* **WHAT IS EXPECTED**
Pictures aside, quote the whole listing exactly.

─── DATASET SECTION

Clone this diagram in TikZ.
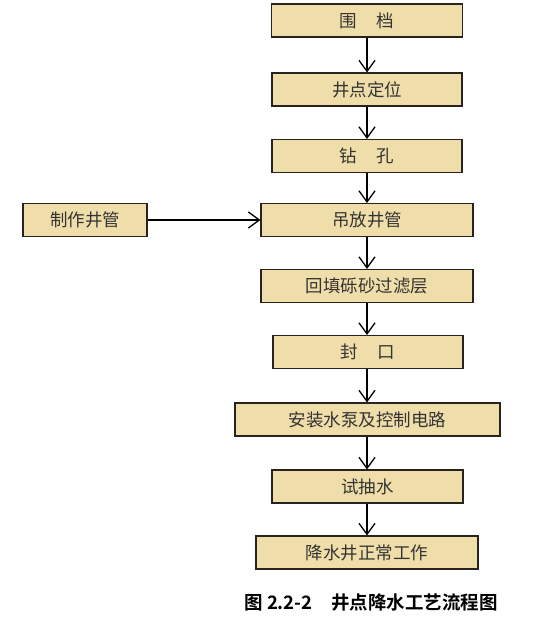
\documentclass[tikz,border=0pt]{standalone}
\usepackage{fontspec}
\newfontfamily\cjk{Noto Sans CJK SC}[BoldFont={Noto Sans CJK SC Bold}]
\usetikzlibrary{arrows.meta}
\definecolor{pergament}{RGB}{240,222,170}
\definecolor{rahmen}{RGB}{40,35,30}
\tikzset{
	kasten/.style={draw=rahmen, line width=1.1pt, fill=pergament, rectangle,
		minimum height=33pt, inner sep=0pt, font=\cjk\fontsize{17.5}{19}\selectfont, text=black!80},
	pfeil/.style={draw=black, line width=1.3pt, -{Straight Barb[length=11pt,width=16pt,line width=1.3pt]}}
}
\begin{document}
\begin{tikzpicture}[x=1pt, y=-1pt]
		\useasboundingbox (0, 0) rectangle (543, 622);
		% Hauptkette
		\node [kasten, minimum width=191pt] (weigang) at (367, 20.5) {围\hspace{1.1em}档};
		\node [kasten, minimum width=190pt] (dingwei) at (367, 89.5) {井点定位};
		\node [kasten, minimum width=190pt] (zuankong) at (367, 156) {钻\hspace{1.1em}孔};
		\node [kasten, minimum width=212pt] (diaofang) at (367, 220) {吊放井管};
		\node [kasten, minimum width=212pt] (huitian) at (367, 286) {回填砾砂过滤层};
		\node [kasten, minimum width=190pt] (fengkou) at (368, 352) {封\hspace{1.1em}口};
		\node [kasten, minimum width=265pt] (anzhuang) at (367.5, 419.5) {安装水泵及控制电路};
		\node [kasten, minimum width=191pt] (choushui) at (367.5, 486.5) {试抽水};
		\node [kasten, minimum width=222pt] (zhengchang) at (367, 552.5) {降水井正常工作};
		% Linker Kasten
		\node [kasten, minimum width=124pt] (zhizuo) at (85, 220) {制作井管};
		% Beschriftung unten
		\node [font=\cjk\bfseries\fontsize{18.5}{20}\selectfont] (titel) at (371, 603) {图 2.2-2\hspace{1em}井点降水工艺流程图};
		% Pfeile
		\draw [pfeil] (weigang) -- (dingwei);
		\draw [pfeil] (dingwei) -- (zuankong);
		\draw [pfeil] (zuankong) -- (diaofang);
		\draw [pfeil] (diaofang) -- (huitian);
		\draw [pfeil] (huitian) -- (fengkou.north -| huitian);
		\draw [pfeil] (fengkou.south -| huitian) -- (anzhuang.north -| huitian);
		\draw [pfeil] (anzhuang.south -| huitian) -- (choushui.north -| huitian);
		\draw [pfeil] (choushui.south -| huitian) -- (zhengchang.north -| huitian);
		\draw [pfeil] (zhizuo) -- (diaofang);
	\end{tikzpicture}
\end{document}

──────

* **RESPONSE TO THE EXERCISE**
Clone this diagram in TikZ.
\documentclass[tikz,border=0pt]{standalone}
\usepackage{fontspec}
\newfontfamily\cjk{Noto Sans CJK SC}[BoldFont={Noto Sans CJK SC Bold}]
\usetikzlibrary{arrows.meta}
\definecolor{pergament}{RGB}{240,222,170}
\definecolor{rahmen}{RGB}{40,35,30}
\tikzset{
	kasten/.style={draw=rahmen, line width=1.1pt, fill=pergament, rectangle,
		minimum height=33pt, inner sep=0pt, font=\cjk\fontsize{17.5}{19}\selectfont, text=black!80},
	pfeil/.style={draw=black, line width=1.3pt, -{Straight Barb[length=11pt,width=16pt,line width=1.3pt]}}
}
\begin{document}
\begin{tikzpicture}[x=1pt, y=-1pt]
		\useasboundingbox (0, 0) rectangle (543, 622);
		% Hauptkette
		\node [kasten, minimum width=191pt] (weigang) at (367, 20.5) {围\hspace{1.1em}档};
		\node [kasten, minimum width=190pt] (dingwei) at (367, 89.5) {井点定位};
		\node [kasten, minimum width=190pt] (zuankong) at (367, 156) {钻\hspace{1.1em}孔};
		\node [kasten, minimum width=212pt] (diaofang) at (367, 220) {吊放井管};
		\node [kasten, minimum width=212pt] (huitian) at (367, 286) {回填砾砂过滤层};
		\node [kasten, minimum width=190pt] (fengkou) at (368, 352) {封\hspace{1.1em}口};
		\node [kasten, minimum width=265pt] (anzhuang) at (367.5, 419.5) {安装水泵及控制电路};
		\node [kasten, minimum width=191pt] (choushui) at (367.5, 486.5) {试抽水};
		\node [kasten, minimum width=222pt] (zhengchang) at (367, 552.5) {降水井正常工作};
		% Linker Kasten
		\node [kasten, minimum width=124pt] (zhizuo) at (85, 220) {制作井管};
		% Beschriftung unten
		\node [font=\cjk\bfseries\fontsize{18.5}{20}\selectfont] (titel) at (371, 603) {图 2.2-2\hspace{1em}井点降水工艺流程图};
		% Pfeile
		\draw [pfeil] (weigang) -- (dingwei);
		\draw [pfeil] (dingwei) -- (zuankong);
		\draw [pfeil] (zuankong) -- (diaofang);
		\draw [pfeil] (diaofang) -- (huitian);
		\draw [pfeil] (huitian) -- (fengkou.north -| huitian);
		\draw [pfeil] (fengkou.south -| huitian) -- (anzhuang.north -| huitian);
		\draw [pfeil] (anzhuang.south -| huitian) -- (choushui.north -| huitian);
		\draw [pfeil] (choushui.south -| huitian) -- (zhengchang.north -| huitian);
		\draw [pfeil] (zhizuo) -- (diaofang);
	\end{tikzpicture}
\end{document}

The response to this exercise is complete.